“How to Save the Universe from Certain Death”

“How to Save the Universe from Certain Death” April 5, 2015

 

 

When galaxies collide
Two colliding galaxies, from the Hubble telescope
(Click to enlarge.)

 

The natural prospects of the Universe, and of life within it, aren’t good.

 

The atheist philosopher Bertrand Russell eloquently recognized this more than a century ago:

 

“That Man is the product of causes which had no prevision of the end they were achieving; that his origin, his growth, his hopes and fears, his loves and his beliefs, are but the outcome of accidental collocations of atoms; that no fire, no heroism, no intensity of thought and feeling, can preserve an individual life beyond the grave; that all the labours of the ages, all the devotion, all the inspiration, all the noonday brightness of human genius, are destined to extinction in the vast death of the solar system, and that the whole temple of Man’s achievement must inevitably be buried beneath the debris of a universe in ruins—all these things, if not quite beyond dispute, are yet so nearly certain, that no philosophy which rejects them can hope to stand.

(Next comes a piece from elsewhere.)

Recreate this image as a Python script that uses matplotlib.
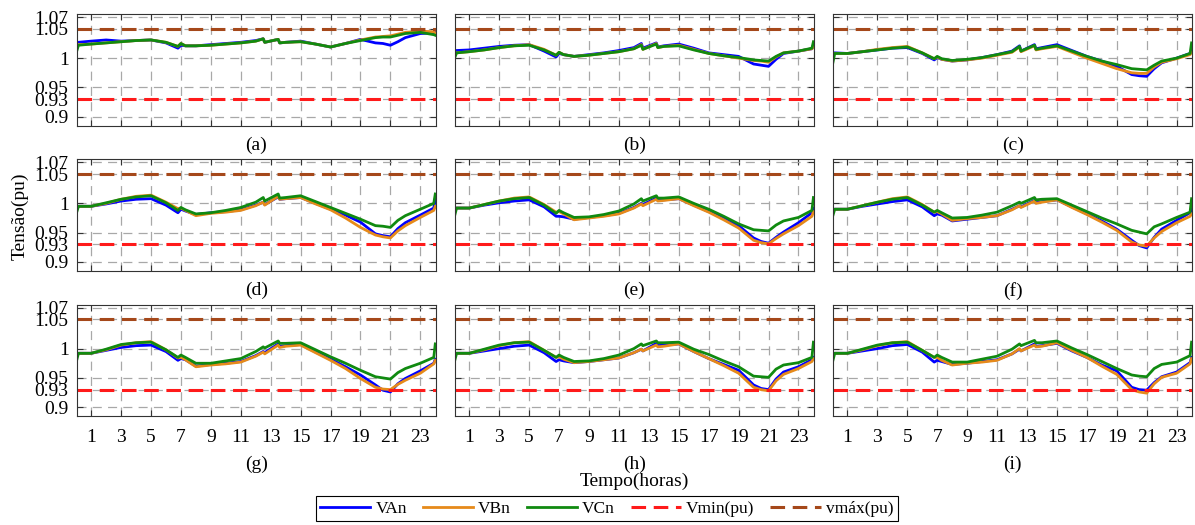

Only within the scaffolding of these truths, only on the firm foundation of unyielding despair can the soul’s habitation be safely built.”  (From A Free Man’s Worship, 1903)

Here’s one British science writer’s appeal for an effort to save the Universe:

 

http://aeon.co/magazine/science/how-to-save-the-universe-from-certain-death/

 

I’m so grateful for the message and gift of Easter.